### Supplied information
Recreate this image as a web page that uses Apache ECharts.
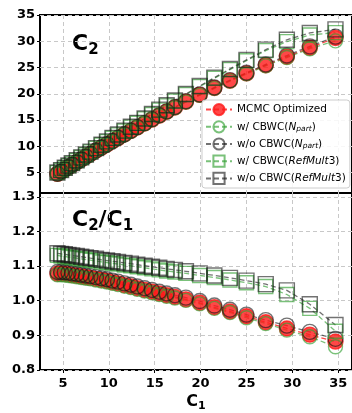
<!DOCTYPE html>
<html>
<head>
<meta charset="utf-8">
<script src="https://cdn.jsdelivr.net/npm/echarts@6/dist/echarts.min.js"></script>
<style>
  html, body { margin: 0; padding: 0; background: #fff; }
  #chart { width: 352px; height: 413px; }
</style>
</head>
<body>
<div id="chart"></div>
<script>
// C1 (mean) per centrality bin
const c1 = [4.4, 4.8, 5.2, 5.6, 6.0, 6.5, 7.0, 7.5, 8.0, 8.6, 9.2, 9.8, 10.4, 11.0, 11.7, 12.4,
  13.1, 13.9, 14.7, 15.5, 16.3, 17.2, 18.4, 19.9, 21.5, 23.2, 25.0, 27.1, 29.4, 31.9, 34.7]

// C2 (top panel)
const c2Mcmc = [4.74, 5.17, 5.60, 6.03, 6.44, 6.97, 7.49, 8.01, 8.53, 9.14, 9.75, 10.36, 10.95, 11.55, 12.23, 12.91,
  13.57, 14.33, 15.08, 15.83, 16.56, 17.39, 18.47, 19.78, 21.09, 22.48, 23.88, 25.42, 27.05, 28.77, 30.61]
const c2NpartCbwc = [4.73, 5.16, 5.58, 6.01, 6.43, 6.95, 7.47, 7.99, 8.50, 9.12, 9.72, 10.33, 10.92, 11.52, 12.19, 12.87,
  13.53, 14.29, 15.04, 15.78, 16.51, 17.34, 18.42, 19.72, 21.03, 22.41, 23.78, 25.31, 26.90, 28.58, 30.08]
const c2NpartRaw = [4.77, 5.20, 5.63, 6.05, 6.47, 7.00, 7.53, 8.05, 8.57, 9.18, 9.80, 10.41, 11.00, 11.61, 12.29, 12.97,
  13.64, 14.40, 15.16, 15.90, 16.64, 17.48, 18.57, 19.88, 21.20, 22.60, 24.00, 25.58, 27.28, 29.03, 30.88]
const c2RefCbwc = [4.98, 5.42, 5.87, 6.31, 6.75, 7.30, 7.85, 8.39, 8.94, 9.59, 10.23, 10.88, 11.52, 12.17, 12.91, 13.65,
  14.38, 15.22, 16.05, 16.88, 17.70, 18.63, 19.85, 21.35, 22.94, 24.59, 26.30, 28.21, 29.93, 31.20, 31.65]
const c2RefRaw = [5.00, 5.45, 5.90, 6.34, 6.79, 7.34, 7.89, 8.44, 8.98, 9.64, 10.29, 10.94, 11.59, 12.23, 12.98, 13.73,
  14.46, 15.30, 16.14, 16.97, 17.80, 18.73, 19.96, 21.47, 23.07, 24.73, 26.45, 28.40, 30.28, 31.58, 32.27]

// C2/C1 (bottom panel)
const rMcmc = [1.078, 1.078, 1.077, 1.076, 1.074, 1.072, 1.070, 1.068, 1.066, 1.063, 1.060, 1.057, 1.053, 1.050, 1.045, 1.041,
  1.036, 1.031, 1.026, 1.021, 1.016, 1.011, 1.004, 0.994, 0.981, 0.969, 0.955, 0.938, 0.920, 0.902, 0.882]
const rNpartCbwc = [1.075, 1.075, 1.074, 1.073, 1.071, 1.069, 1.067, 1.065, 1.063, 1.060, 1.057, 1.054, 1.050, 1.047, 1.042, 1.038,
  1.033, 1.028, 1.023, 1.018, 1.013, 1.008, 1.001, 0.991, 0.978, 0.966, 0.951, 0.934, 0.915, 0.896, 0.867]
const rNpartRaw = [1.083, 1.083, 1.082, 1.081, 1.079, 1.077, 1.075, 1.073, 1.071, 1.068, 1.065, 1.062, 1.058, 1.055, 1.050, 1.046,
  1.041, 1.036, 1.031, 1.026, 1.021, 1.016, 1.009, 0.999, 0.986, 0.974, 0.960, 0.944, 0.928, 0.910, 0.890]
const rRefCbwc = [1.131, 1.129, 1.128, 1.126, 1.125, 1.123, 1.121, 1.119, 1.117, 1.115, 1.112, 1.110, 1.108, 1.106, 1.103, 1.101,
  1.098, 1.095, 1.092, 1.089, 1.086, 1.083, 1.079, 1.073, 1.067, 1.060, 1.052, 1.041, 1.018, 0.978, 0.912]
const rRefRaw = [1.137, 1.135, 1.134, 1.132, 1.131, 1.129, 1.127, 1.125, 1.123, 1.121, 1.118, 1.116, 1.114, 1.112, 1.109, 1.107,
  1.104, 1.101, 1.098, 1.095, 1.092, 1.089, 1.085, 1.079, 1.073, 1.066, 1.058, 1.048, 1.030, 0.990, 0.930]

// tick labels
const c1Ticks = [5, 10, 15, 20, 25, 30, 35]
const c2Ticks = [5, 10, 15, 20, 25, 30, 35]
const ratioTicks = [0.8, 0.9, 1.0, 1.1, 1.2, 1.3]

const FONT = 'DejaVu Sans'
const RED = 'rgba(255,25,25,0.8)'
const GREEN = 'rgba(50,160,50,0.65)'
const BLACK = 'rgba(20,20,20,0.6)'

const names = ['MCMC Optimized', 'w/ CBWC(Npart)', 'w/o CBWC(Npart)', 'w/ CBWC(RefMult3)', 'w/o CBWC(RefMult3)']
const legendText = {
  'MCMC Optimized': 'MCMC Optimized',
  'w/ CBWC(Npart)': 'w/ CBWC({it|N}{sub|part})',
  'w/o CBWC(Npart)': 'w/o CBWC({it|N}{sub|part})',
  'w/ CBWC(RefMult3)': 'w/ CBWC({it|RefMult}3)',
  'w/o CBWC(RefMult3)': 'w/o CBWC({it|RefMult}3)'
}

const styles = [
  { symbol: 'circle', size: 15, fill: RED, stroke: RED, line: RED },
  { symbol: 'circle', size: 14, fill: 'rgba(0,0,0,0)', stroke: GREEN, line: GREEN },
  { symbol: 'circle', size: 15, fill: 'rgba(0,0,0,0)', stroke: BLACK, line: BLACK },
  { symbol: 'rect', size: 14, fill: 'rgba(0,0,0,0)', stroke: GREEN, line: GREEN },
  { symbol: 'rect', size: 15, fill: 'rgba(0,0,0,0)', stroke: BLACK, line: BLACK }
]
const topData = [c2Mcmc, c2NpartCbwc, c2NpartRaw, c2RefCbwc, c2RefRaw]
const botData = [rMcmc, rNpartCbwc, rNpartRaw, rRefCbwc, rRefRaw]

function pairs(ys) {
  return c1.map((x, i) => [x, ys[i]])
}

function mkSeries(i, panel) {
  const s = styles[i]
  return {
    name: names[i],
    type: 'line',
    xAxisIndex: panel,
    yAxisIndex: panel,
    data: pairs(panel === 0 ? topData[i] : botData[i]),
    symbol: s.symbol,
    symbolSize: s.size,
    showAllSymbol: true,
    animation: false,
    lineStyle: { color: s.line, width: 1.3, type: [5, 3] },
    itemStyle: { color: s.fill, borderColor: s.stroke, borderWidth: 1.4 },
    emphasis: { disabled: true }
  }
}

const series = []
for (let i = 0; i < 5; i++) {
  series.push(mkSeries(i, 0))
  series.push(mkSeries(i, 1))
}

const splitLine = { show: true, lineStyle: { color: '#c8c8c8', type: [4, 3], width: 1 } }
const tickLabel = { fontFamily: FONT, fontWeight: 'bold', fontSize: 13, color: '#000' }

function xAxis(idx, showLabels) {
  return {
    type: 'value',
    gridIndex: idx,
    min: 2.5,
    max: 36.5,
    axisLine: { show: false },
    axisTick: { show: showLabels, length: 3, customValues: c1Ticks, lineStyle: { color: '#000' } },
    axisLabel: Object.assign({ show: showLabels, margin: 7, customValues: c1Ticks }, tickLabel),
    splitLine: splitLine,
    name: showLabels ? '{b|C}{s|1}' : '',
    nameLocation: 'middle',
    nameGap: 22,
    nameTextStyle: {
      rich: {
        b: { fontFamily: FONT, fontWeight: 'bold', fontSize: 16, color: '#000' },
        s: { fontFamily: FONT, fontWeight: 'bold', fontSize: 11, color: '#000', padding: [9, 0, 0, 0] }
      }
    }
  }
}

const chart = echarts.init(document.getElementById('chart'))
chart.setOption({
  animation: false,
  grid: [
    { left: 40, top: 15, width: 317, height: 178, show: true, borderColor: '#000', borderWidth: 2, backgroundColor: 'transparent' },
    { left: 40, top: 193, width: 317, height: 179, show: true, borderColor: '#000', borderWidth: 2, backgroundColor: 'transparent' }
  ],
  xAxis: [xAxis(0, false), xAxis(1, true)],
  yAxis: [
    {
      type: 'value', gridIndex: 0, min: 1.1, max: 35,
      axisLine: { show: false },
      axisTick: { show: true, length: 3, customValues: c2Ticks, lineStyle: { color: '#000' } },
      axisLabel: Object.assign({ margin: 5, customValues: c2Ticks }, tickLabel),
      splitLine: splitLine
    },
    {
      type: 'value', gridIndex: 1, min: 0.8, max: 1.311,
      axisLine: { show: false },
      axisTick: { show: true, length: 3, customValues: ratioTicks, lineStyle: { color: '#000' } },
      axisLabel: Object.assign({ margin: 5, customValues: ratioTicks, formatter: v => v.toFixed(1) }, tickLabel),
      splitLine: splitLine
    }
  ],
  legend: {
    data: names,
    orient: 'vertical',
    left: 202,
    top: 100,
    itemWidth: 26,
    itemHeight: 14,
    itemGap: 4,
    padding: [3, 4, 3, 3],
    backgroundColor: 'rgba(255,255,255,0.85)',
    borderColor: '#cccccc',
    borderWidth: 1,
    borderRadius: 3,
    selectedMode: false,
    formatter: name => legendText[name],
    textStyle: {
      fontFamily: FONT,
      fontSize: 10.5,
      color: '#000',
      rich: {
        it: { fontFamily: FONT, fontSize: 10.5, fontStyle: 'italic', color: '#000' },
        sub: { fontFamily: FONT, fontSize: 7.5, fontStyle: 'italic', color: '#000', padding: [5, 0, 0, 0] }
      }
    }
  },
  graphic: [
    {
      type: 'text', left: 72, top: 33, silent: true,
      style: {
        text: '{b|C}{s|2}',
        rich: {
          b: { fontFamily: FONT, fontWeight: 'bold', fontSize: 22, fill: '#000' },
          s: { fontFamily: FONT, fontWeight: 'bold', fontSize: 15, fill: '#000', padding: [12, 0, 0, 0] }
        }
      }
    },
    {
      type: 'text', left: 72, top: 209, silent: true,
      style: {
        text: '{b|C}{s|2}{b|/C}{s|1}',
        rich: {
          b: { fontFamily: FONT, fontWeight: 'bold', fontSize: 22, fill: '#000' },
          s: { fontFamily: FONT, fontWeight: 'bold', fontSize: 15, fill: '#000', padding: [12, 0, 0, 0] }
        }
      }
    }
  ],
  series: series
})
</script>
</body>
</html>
######
* **Task to complete**
Your task is to restate word for word the lines from the top of the data to the line containing "29.4, 31.9, 34.7]", both ends included, with every picture left out.

* **Correct answer**
Recreate this image as a web page that uses Apache ECharts.
<!DOCTYPE html>
<html>
<head>
<meta charset="utf-8">
<script src="https://cdn.jsdelivr.net/npm/echarts@6/dist/echarts.min.js"></script>
<style>
  html, body { margin: 0; padding: 0; background: #fff; }
  #chart { width: 352px; height: 413px; }
</style>
</head>
<body>
<div id="chart"></div>
<script>
// C1 (mean) per centrality bin
const c1 = [4.4, 4.8, 5.2, 5.6, 6.0, 6.5, 7.0, 7.5, 8.0, 8.6, 9.2, 9.8, 10.4, 11.0, 11.7, 12.4,
  13.1, 13.9, 14.7, 15.5, 16.3, 17.2, 18.4, 19.9, 21.5, 23.2, 25.0, 27.1, 29.4, 31.9, 34.7]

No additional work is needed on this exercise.